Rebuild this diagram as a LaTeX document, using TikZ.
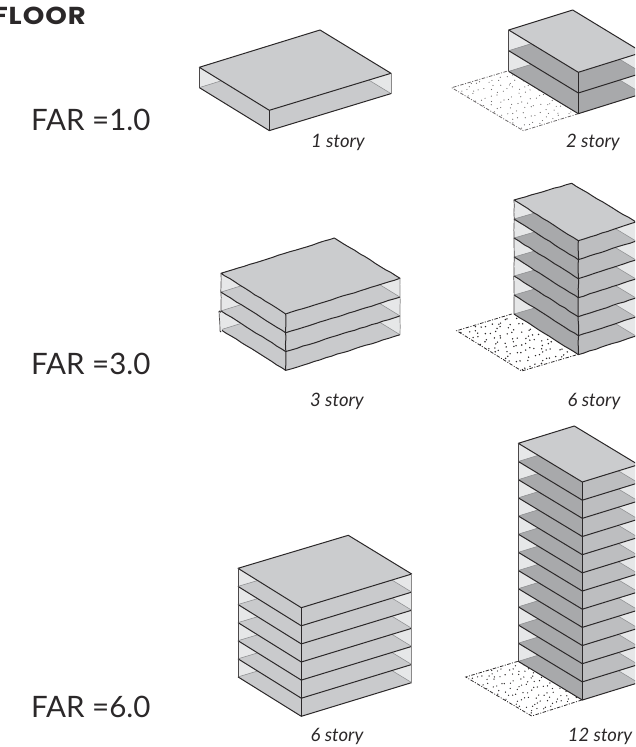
\documentclass[tikz,border=0pt]{standalone}
\usepackage{fontspec}
\setmainfont{Lato}
\newfontfamily\titlefont[LetterSpace=4,FakeStretch=1.12]{Poppins}
\usetikzlibrary{calc,decorations.pathmorphing}
\definecolor{inkc}{HTML}{2B2829}
\definecolor{topc}{HTML}{CBCCCE}
\definecolor{lightc}{HTML}{E6E7E8}
\definecolor{darkc}{HTML}{A8A9AB}
\definecolor{midc}{HTML}{BDBEC0}
\definecolor{softc}{HTML}{C9CACC}
\definecolor{backc}{HTML}{8F9092}
\tikzset{
  edge/.style={draw=inkc,line width=1pt,line join=round},
  thinedge/.style={draw=inkc!85,line width=0.7pt},
  backedge/.style={draw=backc,line width=0.55pt},
  farlabel/.style={inner sep=0pt,anchor=base west,font=\fontsize{29.5}{34}\selectfont,text=inkc},
  storylabel/.style={inner sep=0pt,anchor=base,font=\fontsize{18.5}{22}\selectfont\itshape,text=inkc},
  rough/.style={edge/.append style={decorate,decoration={random steps,segment length=6pt,amplitude=0.3pt}},
                thinedge/.append style={decorate,decoration={random steps,segment length=6pt,amplitude=0.25pt}}}
}
% #1 left #2 back #3 right #4 front (top face), #5 storey height, #6 storeys, #7 left colour, #8 right colour
\newcommand\bldg[8]{%
  \coordinate (bl) at (#1); \coordinate (bb) at (#2); \coordinate (br) at (#3); \coordinate (bf) at (#4);
  \coordinate (zz) at (0,800);
  \fill[lightc] (bl) -- (bb) -- (br) -- ($(br)+(0,{#6*#5})$) -- ($(bf)+(0,{#6*#5})$) -- ($(bl)+(0,{#6*#5})$) -- cycle;
  \foreach \k in {#6,...,1}{%
    \coordinate (kl) at ($(bl)+(0,{\k*#5})$);
    \coordinate (kb) at ($(bb)+(0,{\k*#5})$);
    \coordinate (kr) at ($(br)+(0,{\k*#5})$);
    \coordinate (kf) at ($(bf)+(0,{\k*#5})$);
    \fill[#8] (kl) -- (kb) -- (kr) -- (kf) -- cycle;
    \begin{scope}
      \clip (-50,-50) rectangle (bf|-zz);
      \fill[#7] (kl) -- (kb) -- (kr) -- (kf) -- cycle;
    \end{scope}
    \path[backedge] (kl) -- (kb) -- (kr);
    \path[edge] (kl) -- (kf) -- (kr);
  }
  \path[fill=topc] (bl) -- (bb) -- (br) -- (bf) -- cycle;
  \path[edge] (bl) -- (bb) -- (br) -- (bf) -- cycle;
  \path[thinedge] (bl) -- ($(bl)+(0,{#6*#5})$);
  \path[thinedge,draw=inkc!55] (br) -- ($(br)+(0,{#6*#5})$);
  \path[edge] (bf) -- ($(bf)+(0,{#6*#5})$);
}
% #1 left #2 back #3 building corner #4 front, #5 dot radius, #6 seed, #7 dot colour
\newcommand\ground[7]{%
  \coordinate (ga) at (#1); \coordinate (gb) at (#2); \coordinate (gc) at (#3); \coordinate (gd) at (#4);
  \path[draw=#7,line width=0.8pt,dash pattern=on 3.5pt off 1.5pt on 1pt off 1.5pt] (gc) -- (gd) -- (ga) -- (gb);
  \pgfmathsetseed{#6}
  \foreach \i in {0,...,11}{\foreach \j in {0,...,7}{%
    \pgfmathsetmacro\uu{(\i+0.15+0.7*rnd)/12}
    \pgfmathsetmacro\vv{(\j+0.15+0.7*rnd)/8}
    \fill[#7] ($($(ga)!\uu!(gb)$)!\vv!($(gd)!\uu!(gc)$)$) circle (#5);
  }}
}
\begin{document}
\begin{tikzpicture}[x=1pt,y=-1pt]
\useasboundingbox (0,0) rectangle (635,747);
\clip (0,0) rectangle (635,747);
% row 1
\bldg{199.3,67.3}{320,30}{391,73.3}{269.3,110.3}{20.3}{1}{softc}{softc}
\ground{451.7,87.7}{508.7,70.7}{578.3,113.7}{523.3,130.7}{0.6pt}{11}{inkc!70}
\bldg{508.7,30}{572.7,10}{642.3,52.3}{578.3,72.3}{20.7}{2}{darkc}{darkc}
% row 2
\begin{scope}[rough]
\bldg{221,273.3}{334.3,238}{400,278.3}{285.7,314}{18.8}{3}{softc}{softc}
% the bottom storey of this block stands a little proud on the left
\draw[lightc,line width=1pt] (221,312) -- (221,331);
\fill[lightc] (219,311) -- (221,312.3) -- (221,332) -- (220,331) -- cycle;
\path[edge] (219,311) -- (221,312.3);
\path[edge] (220,331) -- (221,332);
\path[thinedge] (219,311) -- (220,331);
\ground{456.7,330.7}{511.7,314}{576,355}{521.7,371}{0.8pt}{23}{inkc}
\bldg{514,200}{571.7,183.3}{636,222}{578.3,240.7}{19}{6}{darkc}{midc}
\end{scope}
% row 3
\bldg{238,568.3}{348.3,535.3}{411.7,574}{301.3,607.7}{18.1}{6}{softc}{softc}
\ground{465.7,677}{519,661}{581.7,700}{531.7,716}{0.7pt}{37}{inkc}
\bldg{518.3,443.3}{574.3,426}{638.3,464.7}{582.3,482}{18.17}{12}{darkc}{midc}
% labels
\node[inner sep=0pt,anchor=base east,font=\fontsize{24.5}{28}\titlefont\bfseries,text=inkc] (title) at (86,24) {FLOOR};
\node[farlabel] (far1) at (31,130) {FAR =1.0};
\node[farlabel] (far3) at (31,374) {FAR =3.0};
\node[farlabel] (far6) at (31,717) {FAR =6.0};
\node[storylabel] (s1) at (338,147) {1 story};
\node[storylabel] (s2) at (593,147) {2 story};
\node[storylabel] (s3) at (337,406) {3 story};
\node[storylabel] (s6a) at (594,406) {6 story};
\node[storylabel] (s6b) at (337,741) {6 story};
\node[storylabel] (s12) at (600,741) {12 story};
\end{tikzpicture}
\end{document}
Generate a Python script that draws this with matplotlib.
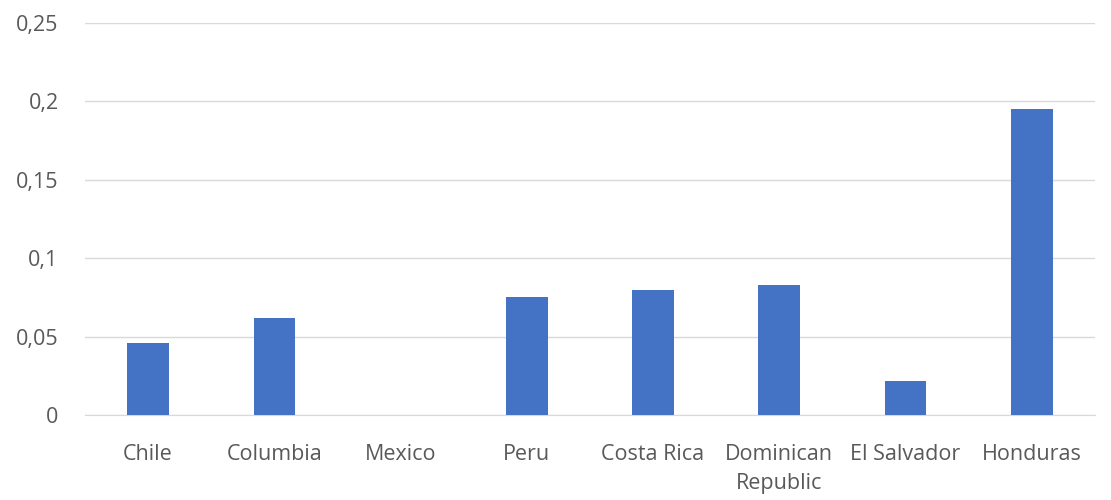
import matplotlib
matplotlib.use("Agg")
import matplotlib.pyplot as plt

categories = ["Chile", "Columbia", "Mexico", "Peru", "Costa Rica", "Dominican\nRepublic", "El Salvador", "Honduras"]
values = [0.046, 0.062, 0.0, 0.075, 0.080, 0.083, 0.022, 0.195]
yticks = [0, 0.05, 0.1, 0.15, 0.2, 0.25]
ytick_labels = ["0", "0,05", "0,1", "0,15", "0,2", "0,25"]

plt.rcParams['font.family'] = ['Open Sans', 'DejaVu Sans']
fig = plt.figure(figsize=(11.11, 5.0), dpi=100)
ax = fig.add_axes([0.0765, 0.17, 0.909, 0.784])
x = list(range(len(categories)))
ax.bar(x, values, width=0.33, color="#4472C4", zorder=3)
ax.set_xlim(-0.5, len(categories) - 0.5)
ax.set_ylim(0, 0.25)
ax.set_yticks(yticks)
ax.set_yticklabels(ytick_labels)
ax.set_xticks(x)
ax.set_xticklabels(categories, linespacing=1.5)
ax.grid(axis="y", color="#D9D9D9", linewidth=1, zorder=0)
for s in ["top", "right", "left"]:
    ax.spines[s].set_visible(False)
ax.spines["bottom"].set_color("#D9D9D9")
ax.tick_params(axis="both", length=0, labelsize=15.5, colors="#595959")
ax.tick_params(axis="y", pad=19)
ax.tick_params(axis="x", pad=21)
fig.savefig("out.png", dpi=100)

# Given problem
Can you quote exactly, and only, the lines from the one containing "Generate a Python" through the last line of the records above, keeping both ends and leaving out any pictures?

# Expected output
Generate a Python script that draws this with matplotlib.
import matplotlib
matplotlib.use("Agg")
import matplotlib.pyplot as plt

categories = ["Chile", "Columbia", "Mexico", "Peru", "Costa Rica", "Dominican\nRepublic", "El Salvador", "Honduras"]
values = [0.046, 0.062, 0.0, 0.075, 0.080, 0.083, 0.022, 0.195]
yticks = [0, 0.05, 0.1, 0.15, 0.2, 0.25]
ytick_labels = ["0", "0,05", "0,1", "0,15", "0,2", "0,25"]

plt.rcParams['font.family'] = ['Open Sans', 'DejaVu Sans']
fig = plt.figure(figsize=(11.11, 5.0), dpi=100)
ax = fig.add_axes([0.0765, 0.17, 0.909, 0.784])
x = list(range(len(categories)))
ax.bar(x, values, width=0.33, color="#4472C4", zorder=3)
ax.set_xlim(-0.5, len(categories) - 0.5)
ax.set_ylim(0, 0.25)
ax.set_yticks(yticks)
ax.set_yticklabels(ytick_labels)
ax.set_xticks(x)
ax.set_xticklabels(categories, linespacing=1.5)
ax.grid(axis="y", color="#D9D9D9", linewidth=1, zorder=0)
for s in ["top", "right", "left"]:
    ax.spines[s].set_visible(False)
ax.spines["bottom"].set_color("#D9D9D9")
ax.tick_params(axis="both", length=0, labelsize=15.5, colors="#595959")
ax.tick_params(axis="y", pad=19)
ax.tick_params(axis="x", pad=21)
fig.savefig("out.png", dpi=100)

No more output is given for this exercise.